Judging by the headlines, it was the Lloyds Banking Group’s chief exec whose contribution turned the evening on its head.

So insightful were his comments and keen understanding of the market, one renowned trading firm yesterday marked Lloyds shares as “outperforming”, predicting a 16% rise from their current £0.87 to a round £1.00 in the near future.

And it was the future that marked the theme of Horta-Osorio’s speech. There were so many points of note that each of yesterday’s financial rags led with a different story.

That each editor was able to make a lead story from one of the many bullet-points that punctuated the LLoyds’ boss’ vision of UK banking tells a story in itself. That said, here are they, and they’re all about the face, the face, the face, of banking:

Ring-fencing: should banks separate retail from wholesale banking?

The big headline was Horta-Osório’s contradiction to Sir David Walker, the ex-chair of Barclays, comments earlier this month. The latter is on record stating that separating investment banking from retail banking would “irrevocably damage” our system.

On the night, Horta-Osório said the complete opposite. A strict barrier imposed between savings and investment banking would lessen fallout from any collapse in the future.

From a practical viewpoint, with support from regulatory bodies, managed ring-fencing would reduce the amount of capital banks need to operate. All of the sentiment in this part of the speech surrounded the burden banks imposed on the taxpayer from 2007/8 to today.
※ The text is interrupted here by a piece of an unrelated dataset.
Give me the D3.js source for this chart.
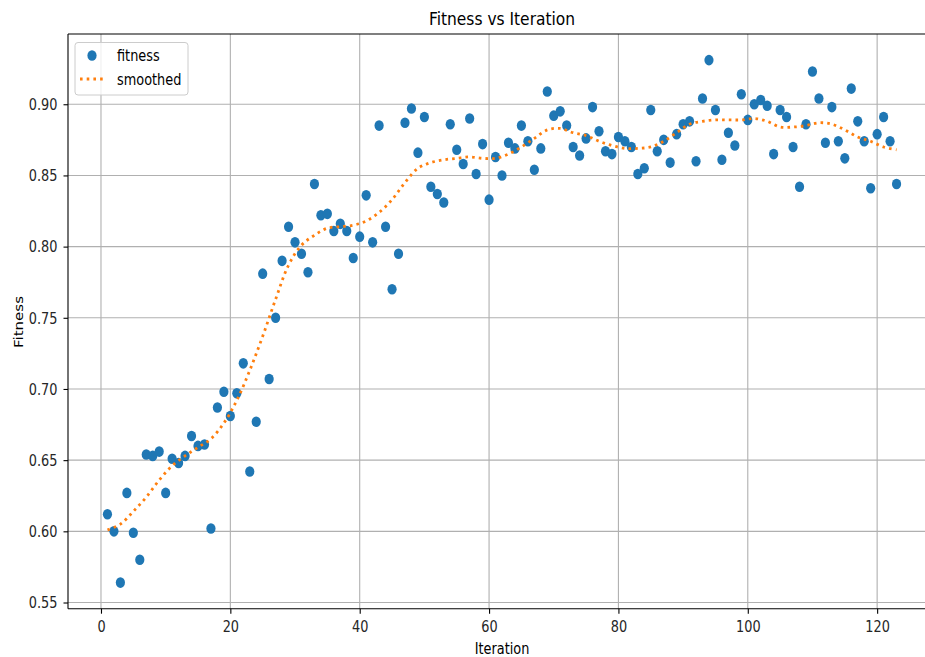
<!DOCTYPE html>
<html>
<head>
<meta charset="utf-8">
<script src="https://cdn.jsdelivr.net/npm/d3@7"></script>
<style>
  body { margin: 0; background: #fff; }
  svg { display: block; font-family: "DejaVu Sans", sans-serif; }
</style>
</head>
<body>
<svg width="925" height="657"></svg>
<script>
// fitness per iteration, iteration = index + 1
const fitness = [
  0.612, 0.600, 0.564, 0.627, 0.599, 0.580, 0.654, 0.653, 0.656, 0.627,
  0.651, 0.648, 0.653, 0.667, 0.660, 0.661, 0.602, 0.687, 0.698, 0.681,
  0.697, 0.718, 0.642, 0.677, 0.781, 0.707, 0.750, 0.790, 0.814, 0.803,
  0.795, 0.782, 0.844, 0.822, 0.823, 0.811, 0.816, 0.811, 0.792, 0.807,
  0.836, 0.803, 0.885, 0.814, 0.770, 0.795, 0.887, 0.897, 0.866, 0.891,
  0.842, 0.837, 0.831, 0.886, 0.868, 0.858, 0.890, 0.851, 0.872, 0.833,
  0.863, 0.850, 0.873, 0.869, 0.885, 0.874, 0.854, 0.869, 0.909, 0.892,
  0.895, 0.885, 0.870, 0.864, 0.876, 0.898, 0.881, 0.867, 0.865, 0.877,
  0.874, 0.870, 0.851, 0.855, 0.896, 0.867, 0.875, 0.859, 0.879, 0.886,
  0.888, 0.860, 0.904, 0.931, 0.896, 0.861, 0.880, 0.871, 0.907, 0.889,
  0.900, 0.903, 0.899, 0.865, 0.896, 0.891, 0.870, 0.842, 0.886, 0.923,
  0.904, 0.873, 0.898, 0.874, 0.862, 0.911, 0.888, 0.874, 0.841, 0.879,
  0.891, 0.874, 0.844
];

// smoothed curve, sampled at odd iterations
const smoothIter = [
  1, 3, 5, 7, 9, 11, 13, 15, 17, 19, 21, 23, 25, 27, 29, 31, 33, 35, 37, 39,
  41, 43, 45, 47, 49, 51, 53, 55, 57, 59, 61, 63, 65, 67, 69, 71, 73, 75, 77, 79,
  81, 83, 85, 87, 89, 91, 93, 95, 97, 99, 101, 103, 105, 107, 109, 111, 113, 115,
  117, 119, 121, 123
];
const smoothVals = [
  0.601, 0.605, 0.614, 0.624, 0.636, 0.646, 0.653, 0.659, 0.665, 0.676,
  0.692, 0.713, 0.737, 0.763, 0.787, 0.801, 0.808, 0.813, 0.814, 0.815,
  0.818, 0.824, 0.833, 0.845, 0.855, 0.859, 0.861, 0.862, 0.863, 0.862,
  0.862, 0.865, 0.870, 0.876, 0.882, 0.883, 0.880, 0.878, 0.874, 0.871,
  0.869, 0.869, 0.870, 0.874, 0.880, 0.886, 0.888, 0.889, 0.889, 0.889,
  0.890, 0.888, 0.884, 0.884, 0.885, 0.887, 0.886, 0.882, 0.877, 0.874,
  0.870, 0.868
];

const xTicks = [0, 20, 40, 60, 80, 100, 120];
const yTicks = [0.55, 0.60, 0.65, 0.70, 0.75, 0.80, 0.85, 0.90];

const svg = d3.select("svg");
const blue = "#1f77b4", orange = "#ff7f0e";
const sx = 0.86; // picture is squeezed horizontally, text too

const box = { left: 68, right: 936, top: 34, bottom: 608.7 };

const points = fitness.map((v, i) => ({ it: i + 1, v: v }));
const smooth = smoothIter.map((it, i) => ({ it: it, v: smoothVals[i] }));

// matplotlib style 5% margins
const xExt = d3.extent(points, d => d.it);
const yExt = d3.extent(points, d => d.v);
const xPad = (xExt[1] - xExt[0]) * 0.05, yPad = (yExt[1] - yExt[0]) * 0.05;

const x = d3.scaleLinear()
  .domain([xExt[0] - xPad, xExt[1] + xPad])
  .range([box.left, box.right]);
const y = d3.scaleLinear()
  .domain([yExt[0] - yPad, yExt[1] + yPad])
  .range([box.bottom, box.top]);

// grid
const grid = svg.append("g").attr("stroke", "#b0b0b0").attr("stroke-width", 1.1);
grid.selectAll("line.gx").data(xTicks).enter().append("line")
  .attr("x1", d => x(d)).attr("x2", d => x(d))
  .attr("y1", box.top).attr("y2", box.bottom);
grid.selectAll("line.gy").data(yTicks).enter().append("line")
  .attr("x1", box.left).attr("x2", box.right)
  .attr("y1", d => y(d)).attr("y2", d => y(d));

// axes
const xAxis = svg.append("g")
  .attr("transform", `translate(0,${box.bottom})`)
  .call(d3.axisBottom(x).tickValues(xTicks).tickFormat(d3.format("d")).tickSize(5).tickPadding(4));
const yAxis = svg.append("g")
  .attr("transform", `translate(${box.left},0)`)
  .call(d3.axisLeft(y).tickValues(yTicks).tickFormat(d3.format(".2f")).tickSize(4.5).tickPadding(5));

[xAxis, yAxis].forEach(a => {
  a.select(".domain").remove();
  a.selectAll(".tick line").attr("stroke", "#000").attr("stroke-width", 1.1);
  a.selectAll(".tick text")
    .attr("fill", "#262626")
    .style("font-size", "15px")
    .style("font-family", "DejaVu Sans");
});
xAxis.selectAll(".tick text").attr("dy", null).attr("y", 23.5)
  .attr("transform", `scale(${sx},1)`);
yAxis.selectAll(".tick text").attr("dy", null).attr("y", 5.3)
  .attr("x", -10.5 / sx)
  .attr("transform", `scale(${sx},1)`);

// data layers
const plot = svg.append("g");
plot.selectAll("ellipse.pt").data(points).enter().append("ellipse")
  .attr("class", "pt")
  .attr("cx", d => x(d.it)).attr("cy", d => y(d.v))
  .attr("rx", 4.6).attr("ry", 5.3)
  .attr("fill", blue);

const line = d3.line()
  .curve(d3.curveCatmullRom)
  .x(d => x(d.it))
  .y(d => y(d.v));
plot.append("path")
  .datum(smooth)
  .attr("d", line)
  .attr("fill", "none")
  .attr("stroke", orange)
  .attr("stroke-width", 2.8)
  .attr("stroke-dasharray", "2.6,4.1");

// spines: left, bottom, top (right one falls off the canvas)
const spines = svg.append("g").attr("stroke", "#000").attr("stroke-width", 1.1);
spines.append("line").attr("x1", box.left).attr("x2", box.left).attr("y1", box.top).attr("y2", box.bottom);
spines.append("line").attr("x1", box.left).attr("x2", box.right).attr("y1", box.bottom).attr("y2", box.bottom);
spines.append("line").attr("x1", box.left).attr("x2", box.right).attr("y1", box.top).attr("y2", box.top);
spines.append("line").attr("x1", box.right).attr("x2", box.right).attr("y1", box.top).attr("y2", box.bottom);

// text helper with horizontal squeeze
function label(px, py, str, size, rotate) {
  const g = svg.append("g")
    .attr("transform", `translate(${px},${py}) scale(${sx},1)` + (rotate ? " rotate(-90)" : ""));
  return g.append("text")
    .attr("text-anchor", "middle")
    .attr("fill", "#000")
    .style("font-size", size + "px")
    .text(str);
}

const midX = (box.left + box.right) / 2;
label(midX, 25, "Fitness vs Iteration", 18);
label(midX, 654, "Iteration", 15);
label(23, 322, "Fitness", 15, true);

// legend
const lg = svg.append("g");
lg.append("rect")
  .attr("x", 75).attr("y", 42.5).attr("width", 113).attr("height", 52.5)
  .attr("rx", 3).attr("fill", "#fff").attr("fill-opacity", 0.8)
  .attr("stroke", "#cccccc").attr("stroke-width", 1);
lg.append("ellipse").attr("cx", 92).attr("cy", 55.5).attr("rx", 4.6).attr("ry", 5.3).attr("fill", blue);
lg.append("line").attr("x1", 80).attr("x2", 104).attr("y1", 79).attr("y2", 79)
  .attr("stroke", orange).attr("stroke-width", 2.8).attr("stroke-dasharray", "2.6,4.1");
label(117, 61.3, "fitness", 15).attr("text-anchor", "start");
label(117, 84.8, "smoothed", 15).attr("text-anchor", "start");
</script>
</body>
</html>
Stop your whining: don’t fight regulations, work with them

Like ring-fencing, regulation is a real part of everyday bank life. Gone are the days when banks could pull the wool over customers’ eyes.

But as Horta-Osório alluded, the massive regulation is the banks’ own fault. They, the financial institutions of Great Britain, not only need to win back customers’ trust. They also have to convince the watchdogs that they’re capable of running a tight, trustworthy ship.

The customer comes first: stop treating them with disdain

The amount of red tape banks now have to wade through was, or maybe still is, endemic of their attitude to customers.

There will come a time when the government and its authorities leave banks to get on with their business. But that road will be fraught, at times.

Focusing on services banks can provide customers (that they actually need) will help smooth the path. Moreover, bring that time closer.

Lloyds Banking Group: state stake dribbling out its last

A massive theme behind everything in the Lloyds CEO’s speech was burdening the taxpayer. Or rather, even if economic meltdown happens again, the government shouldn’t have to bail banks out.

Horta-Osório commended the government on the way its sold its stake in Lloyds Banking Group piece by piece. Had they done so in one big chunk (and 43% was a huge chunk), all kinds of wrong messages could have been read into to sale.

Instead, selling the stock ‘blind’ has ensured Lloyds have escaped the insider dealing scandals other banks have had to mop up.

Today, the government has disposed of almost two thirds of its stake in Lloyds in this manner. On that note, Horta-Osório believes it won’t be long before the Group is 100% back in the hands of private ownership. Now that’s a Tory trait, if ever there was one.